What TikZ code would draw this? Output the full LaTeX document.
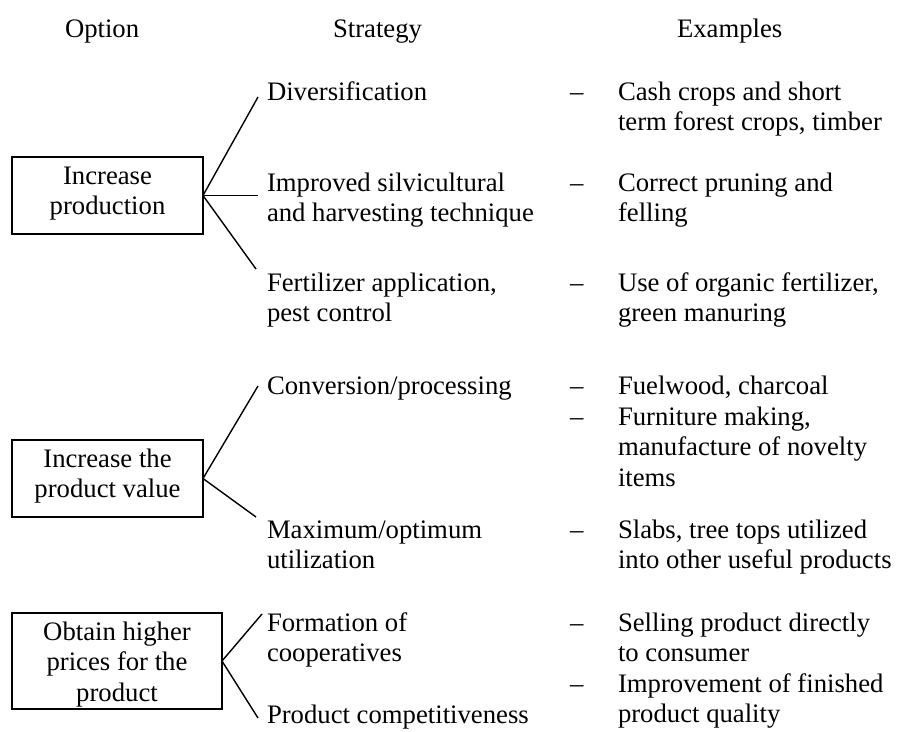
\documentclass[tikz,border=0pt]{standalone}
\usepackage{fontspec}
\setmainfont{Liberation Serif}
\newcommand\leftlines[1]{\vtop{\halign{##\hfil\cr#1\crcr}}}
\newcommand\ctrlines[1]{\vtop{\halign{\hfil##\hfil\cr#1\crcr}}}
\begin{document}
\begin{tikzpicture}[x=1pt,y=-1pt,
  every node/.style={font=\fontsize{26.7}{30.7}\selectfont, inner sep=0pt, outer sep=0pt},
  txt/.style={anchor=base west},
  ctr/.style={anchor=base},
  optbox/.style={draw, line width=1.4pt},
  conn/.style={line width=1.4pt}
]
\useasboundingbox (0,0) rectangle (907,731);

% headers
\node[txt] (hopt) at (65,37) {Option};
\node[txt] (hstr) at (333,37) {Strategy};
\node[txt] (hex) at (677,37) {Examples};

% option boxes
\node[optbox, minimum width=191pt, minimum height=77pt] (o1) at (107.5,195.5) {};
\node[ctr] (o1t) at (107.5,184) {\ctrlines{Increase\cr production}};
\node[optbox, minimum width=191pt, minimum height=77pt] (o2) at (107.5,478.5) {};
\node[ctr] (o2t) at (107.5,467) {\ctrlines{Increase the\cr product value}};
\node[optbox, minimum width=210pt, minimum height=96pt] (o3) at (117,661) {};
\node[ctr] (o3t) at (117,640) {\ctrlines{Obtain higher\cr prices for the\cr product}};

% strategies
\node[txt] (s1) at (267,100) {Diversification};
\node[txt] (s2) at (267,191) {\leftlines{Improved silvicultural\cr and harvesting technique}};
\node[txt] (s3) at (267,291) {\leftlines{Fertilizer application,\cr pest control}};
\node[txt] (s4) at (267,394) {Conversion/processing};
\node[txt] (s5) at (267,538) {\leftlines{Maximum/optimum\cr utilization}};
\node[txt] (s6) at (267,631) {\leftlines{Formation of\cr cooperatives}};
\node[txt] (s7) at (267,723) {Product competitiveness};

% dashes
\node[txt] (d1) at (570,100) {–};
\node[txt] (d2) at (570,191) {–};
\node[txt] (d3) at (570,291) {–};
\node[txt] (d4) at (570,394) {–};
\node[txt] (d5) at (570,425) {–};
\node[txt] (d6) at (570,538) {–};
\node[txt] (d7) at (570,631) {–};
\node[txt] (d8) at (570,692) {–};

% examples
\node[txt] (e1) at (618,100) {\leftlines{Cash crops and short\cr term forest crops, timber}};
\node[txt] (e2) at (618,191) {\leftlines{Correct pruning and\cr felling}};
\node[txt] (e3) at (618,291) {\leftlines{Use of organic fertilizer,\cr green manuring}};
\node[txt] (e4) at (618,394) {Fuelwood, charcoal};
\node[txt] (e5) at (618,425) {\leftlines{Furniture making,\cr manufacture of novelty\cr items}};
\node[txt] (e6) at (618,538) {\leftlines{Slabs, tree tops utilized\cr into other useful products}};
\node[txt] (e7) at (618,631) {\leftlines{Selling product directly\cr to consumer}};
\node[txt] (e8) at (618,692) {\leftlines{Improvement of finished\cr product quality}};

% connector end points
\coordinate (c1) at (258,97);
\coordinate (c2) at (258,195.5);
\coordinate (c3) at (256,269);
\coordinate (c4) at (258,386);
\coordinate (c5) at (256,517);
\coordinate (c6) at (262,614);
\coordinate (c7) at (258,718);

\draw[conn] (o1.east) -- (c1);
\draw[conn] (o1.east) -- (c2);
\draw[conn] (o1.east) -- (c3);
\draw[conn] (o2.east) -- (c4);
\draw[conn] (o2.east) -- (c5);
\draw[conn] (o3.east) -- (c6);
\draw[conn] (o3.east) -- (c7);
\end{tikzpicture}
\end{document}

----

SHORT TASK:
Without the pictures, write out the whole listing above exactly as it appears.

ANSWER BELOW:
What TikZ code would draw this? Output the full LaTeX document.
\documentclass[tikz,border=0pt]{standalone}
\usepackage{fontspec}
\setmainfont{Liberation Serif}
\newcommand\leftlines[1]{\vtop{\halign{##\hfil\cr#1\crcr}}}
\newcommand\ctrlines[1]{\vtop{\halign{\hfil##\hfil\cr#1\crcr}}}
\begin{document}
\begin{tikzpicture}[x=1pt,y=-1pt,
  every node/.style={font=\fontsize{26.7}{30.7}\selectfont, inner sep=0pt, outer sep=0pt},
  txt/.style={anchor=base west},
  ctr/.style={anchor=base},
  optbox/.style={draw, line width=1.4pt},
  conn/.style={line width=1.4pt}
]
\useasboundingbox (0,0) rectangle (907,731);

% headers
\node[txt] (hopt) at (65,37) {Option};
\node[txt] (hstr) at (333,37) {Strategy};
\node[txt] (hex) at (677,37) {Examples};

% option boxes
\node[optbox, minimum width=191pt, minimum height=77pt] (o1) at (107.5,195.5) {};
\node[ctr] (o1t) at (107.5,184) {\ctrlines{Increase\cr production}};
\node[optbox, minimum width=191pt, minimum height=77pt] (o2) at (107.5,478.5) {};
\node[ctr] (o2t) at (107.5,467) {\ctrlines{Increase the\cr product value}};
\node[optbox, minimum width=210pt, minimum height=96pt] (o3) at (117,661) {};
\node[ctr] (o3t) at (117,640) {\ctrlines{Obtain higher\cr prices for the\cr product}};

% strategies
\node[txt] (s1) at (267,100) {Diversification};
\node[txt] (s2) at (267,191) {\leftlines{Improved silvicultural\cr and harvesting technique}};
\node[txt] (s3) at (267,291) {\leftlines{Fertilizer application,\cr pest control}};
\node[txt] (s4) at (267,394) {Conversion/processing};
\node[txt] (s5) at (267,538) {\leftlines{Maximum/optimum\cr utilization}};
\node[txt] (s6) at (267,631) {\leftlines{Formation of\cr cooperatives}};
\node[txt] (s7) at (267,723) {Product competitiveness};

% dashes
\node[txt] (d1) at (570,100) {–};
\node[txt] (d2) at (570,191) {–};
\node[txt] (d3) at (570,291) {–};
\node[txt] (d4) at (570,394) {–};
\node[txt] (d5) at (570,425) {–};
\node[txt] (d6) at (570,538) {–};
\node[txt] (d7) at (570,631) {–};
\node[txt] (d8) at (570,692) {–};

% examples
\node[txt] (e1) at (618,100) {\leftlines{Cash crops and short\cr term forest crops, timber}};
\node[txt] (e2) at (618,191) {\leftlines{Correct pruning and\cr felling}};
\node[txt] (e3) at (618,291) {\leftlines{Use of organic fertilizer,\cr green manuring}};
\node[txt] (e4) at (618,394) {Fuelwood, charcoal};
\node[txt] (e5) at (618,425) {\leftlines{Furniture making,\cr manufacture of novelty\cr items}};
\node[txt] (e6) at (618,538) {\leftlines{Slabs, tree tops utilized\cr into other useful products}};
\node[txt] (e7) at (618,631) {\leftlines{Selling product directly\cr to consumer}};
\node[txt] (e8) at (618,692) {\leftlines{Improvement of finished\cr product quality}};

% connector end points
\coordinate (c1) at (258,97);
\coordinate (c2) at (258,195.5);
\coordinate (c3) at (256,269);
\coordinate (c4) at (258,386);
\coordinate (c5) at (256,517);
\coordinate (c6) at (262,614);
\coordinate (c7) at (258,718);

\draw[conn] (o1.east) -- (c1);
\draw[conn] (o1.east) -- (c2);
\draw[conn] (o1.east) -- (c3);
\draw[conn] (o2.east) -- (c4);
\draw[conn] (o2.east) -- (c5);
\draw[conn] (o3.east) -- (c6);
\draw[conn] (o3.east) -- (c7);
\end{tikzpicture}
\end{document}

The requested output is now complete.